*** DATA SHOWN

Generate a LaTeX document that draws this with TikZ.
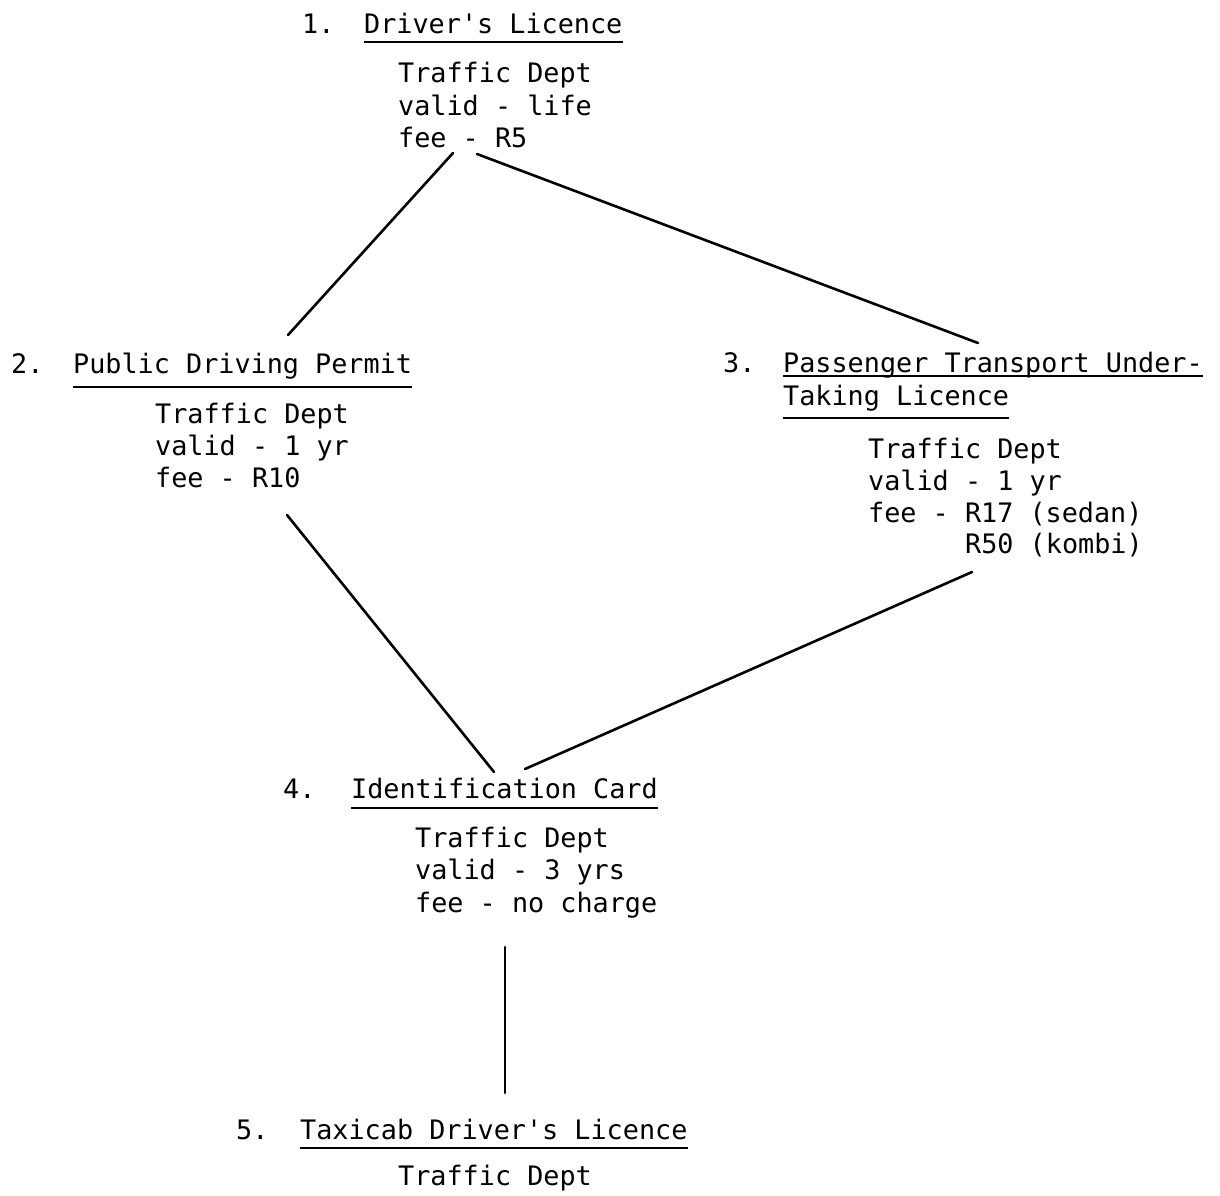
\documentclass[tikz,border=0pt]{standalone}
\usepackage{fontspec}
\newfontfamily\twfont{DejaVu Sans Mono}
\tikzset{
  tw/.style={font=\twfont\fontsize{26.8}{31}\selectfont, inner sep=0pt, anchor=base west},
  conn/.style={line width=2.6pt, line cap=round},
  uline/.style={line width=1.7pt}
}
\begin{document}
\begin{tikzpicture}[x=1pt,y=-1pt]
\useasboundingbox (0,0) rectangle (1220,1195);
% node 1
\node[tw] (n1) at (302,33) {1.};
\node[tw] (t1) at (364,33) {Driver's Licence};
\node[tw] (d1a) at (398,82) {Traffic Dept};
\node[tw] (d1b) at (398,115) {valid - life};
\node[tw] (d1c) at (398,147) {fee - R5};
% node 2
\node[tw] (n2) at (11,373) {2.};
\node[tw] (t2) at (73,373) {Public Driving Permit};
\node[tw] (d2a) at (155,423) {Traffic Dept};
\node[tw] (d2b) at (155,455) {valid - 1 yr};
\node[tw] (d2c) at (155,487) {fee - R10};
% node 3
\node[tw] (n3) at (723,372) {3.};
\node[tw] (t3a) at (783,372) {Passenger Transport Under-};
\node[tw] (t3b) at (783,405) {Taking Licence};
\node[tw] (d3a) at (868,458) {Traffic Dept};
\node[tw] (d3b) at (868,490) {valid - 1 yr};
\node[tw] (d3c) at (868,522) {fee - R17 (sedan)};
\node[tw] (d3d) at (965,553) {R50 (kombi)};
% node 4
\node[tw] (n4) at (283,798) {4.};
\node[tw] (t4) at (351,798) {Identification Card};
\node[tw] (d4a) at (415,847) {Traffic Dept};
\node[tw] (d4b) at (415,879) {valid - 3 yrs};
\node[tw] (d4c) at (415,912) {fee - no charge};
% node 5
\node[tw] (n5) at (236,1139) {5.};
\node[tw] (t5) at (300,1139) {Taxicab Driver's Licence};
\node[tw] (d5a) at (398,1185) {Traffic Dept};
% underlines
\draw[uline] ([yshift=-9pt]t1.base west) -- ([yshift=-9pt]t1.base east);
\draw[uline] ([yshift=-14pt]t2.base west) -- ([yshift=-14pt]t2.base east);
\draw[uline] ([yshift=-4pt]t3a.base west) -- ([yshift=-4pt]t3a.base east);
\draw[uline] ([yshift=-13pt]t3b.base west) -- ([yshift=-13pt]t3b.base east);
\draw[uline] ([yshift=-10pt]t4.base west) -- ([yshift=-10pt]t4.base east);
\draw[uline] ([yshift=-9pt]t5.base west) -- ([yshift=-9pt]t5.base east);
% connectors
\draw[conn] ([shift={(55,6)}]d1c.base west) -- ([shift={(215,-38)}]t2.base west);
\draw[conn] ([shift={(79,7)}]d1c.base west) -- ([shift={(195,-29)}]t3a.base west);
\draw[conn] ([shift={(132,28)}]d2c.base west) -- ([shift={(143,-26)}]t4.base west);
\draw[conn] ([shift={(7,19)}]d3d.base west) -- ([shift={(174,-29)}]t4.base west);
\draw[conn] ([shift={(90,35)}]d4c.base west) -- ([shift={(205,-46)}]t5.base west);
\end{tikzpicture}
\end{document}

******

TASK TO COMPLETE –
Transcribe the listing in full and omit the pictures.

WRITTEN SOLUTION –
Generate a LaTeX document that draws this with TikZ.
\documentclass[tikz,border=0pt]{standalone}
\usepackage{fontspec}
\newfontfamily\twfont{DejaVu Sans Mono}
\tikzset{
  tw/.style={font=\twfont\fontsize{26.8}{31}\selectfont, inner sep=0pt, anchor=base west},
  conn/.style={line width=2.6pt, line cap=round},
  uline/.style={line width=1.7pt}
}
\begin{document}
\begin{tikzpicture}[x=1pt,y=-1pt]
\useasboundingbox (0,0) rectangle (1220,1195);
% node 1
\node[tw] (n1) at (302,33) {1.};
\node[tw] (t1) at (364,33) {Driver's Licence};
\node[tw] (d1a) at (398,82) {Traffic Dept};
\node[tw] (d1b) at (398,115) {valid - life};
\node[tw] (d1c) at (398,147) {fee - R5};
% node 2
\node[tw] (n2) at (11,373) {2.};
\node[tw] (t2) at (73,373) {Public Driving Permit};
\node[tw] (d2a) at (155,423) {Traffic Dept};
\node[tw] (d2b) at (155,455) {valid - 1 yr};
\node[tw] (d2c) at (155,487) {fee - R10};
% node 3
\node[tw] (n3) at (723,372) {3.};
\node[tw] (t3a) at (783,372) {Passenger Transport Under-};
\node[tw] (t3b) at (783,405) {Taking Licence};
\node[tw] (d3a) at (868,458) {Traffic Dept};
\node[tw] (d3b) at (868,490) {valid - 1 yr};
\node[tw] (d3c) at (868,522) {fee - R17 (sedan)};
\node[tw] (d3d) at (965,553) {R50 (kombi)};
% node 4
\node[tw] (n4) at (283,798) {4.};
\node[tw] (t4) at (351,798) {Identification Card};
\node[tw] (d4a) at (415,847) {Traffic Dept};
\node[tw] (d4b) at (415,879) {valid - 3 yrs};
\node[tw] (d4c) at (415,912) {fee - no charge};
% node 5
\node[tw] (n5) at (236,1139) {5.};
\node[tw] (t5) at (300,1139) {Taxicab Driver's Licence};
\node[tw] (d5a) at (398,1185) {Traffic Dept};
% underlines
\draw[uline] ([yshift=-9pt]t1.base west) -- ([yshift=-9pt]t1.base east);
\draw[uline] ([yshift=-14pt]t2.base west) -- ([yshift=-14pt]t2.base east);
\draw[uline] ([yshift=-4pt]t3a.base west) -- ([yshift=-4pt]t3a.base east);
\draw[uline] ([yshift=-13pt]t3b.base west) -- ([yshift=-13pt]t3b.base east);
\draw[uline] ([yshift=-10pt]t4.base west) -- ([yshift=-10pt]t4.base east);
\draw[uline] ([yshift=-9pt]t5.base west) -- ([yshift=-9pt]t5.base east);
% connectors
\draw[conn] ([shift={(55,6)}]d1c.base west) -- ([shift={(215,-38)}]t2.base west);
\draw[conn] ([shift={(79,7)}]d1c.base west) -- ([shift={(195,-29)}]t3a.base west);
\draw[conn] ([shift={(132,28)}]d2c.base west) -- ([shift={(143,-26)}]t4.base west);
\draw[conn] ([shift={(7,19)}]d3d.base west) -- ([shift={(174,-29)}]t4.base west);
\draw[conn] ([shift={(90,35)}]d4c.base west) -- ([shift={(205,-46)}]t5.base west);
\end{tikzpicture}
\end{document}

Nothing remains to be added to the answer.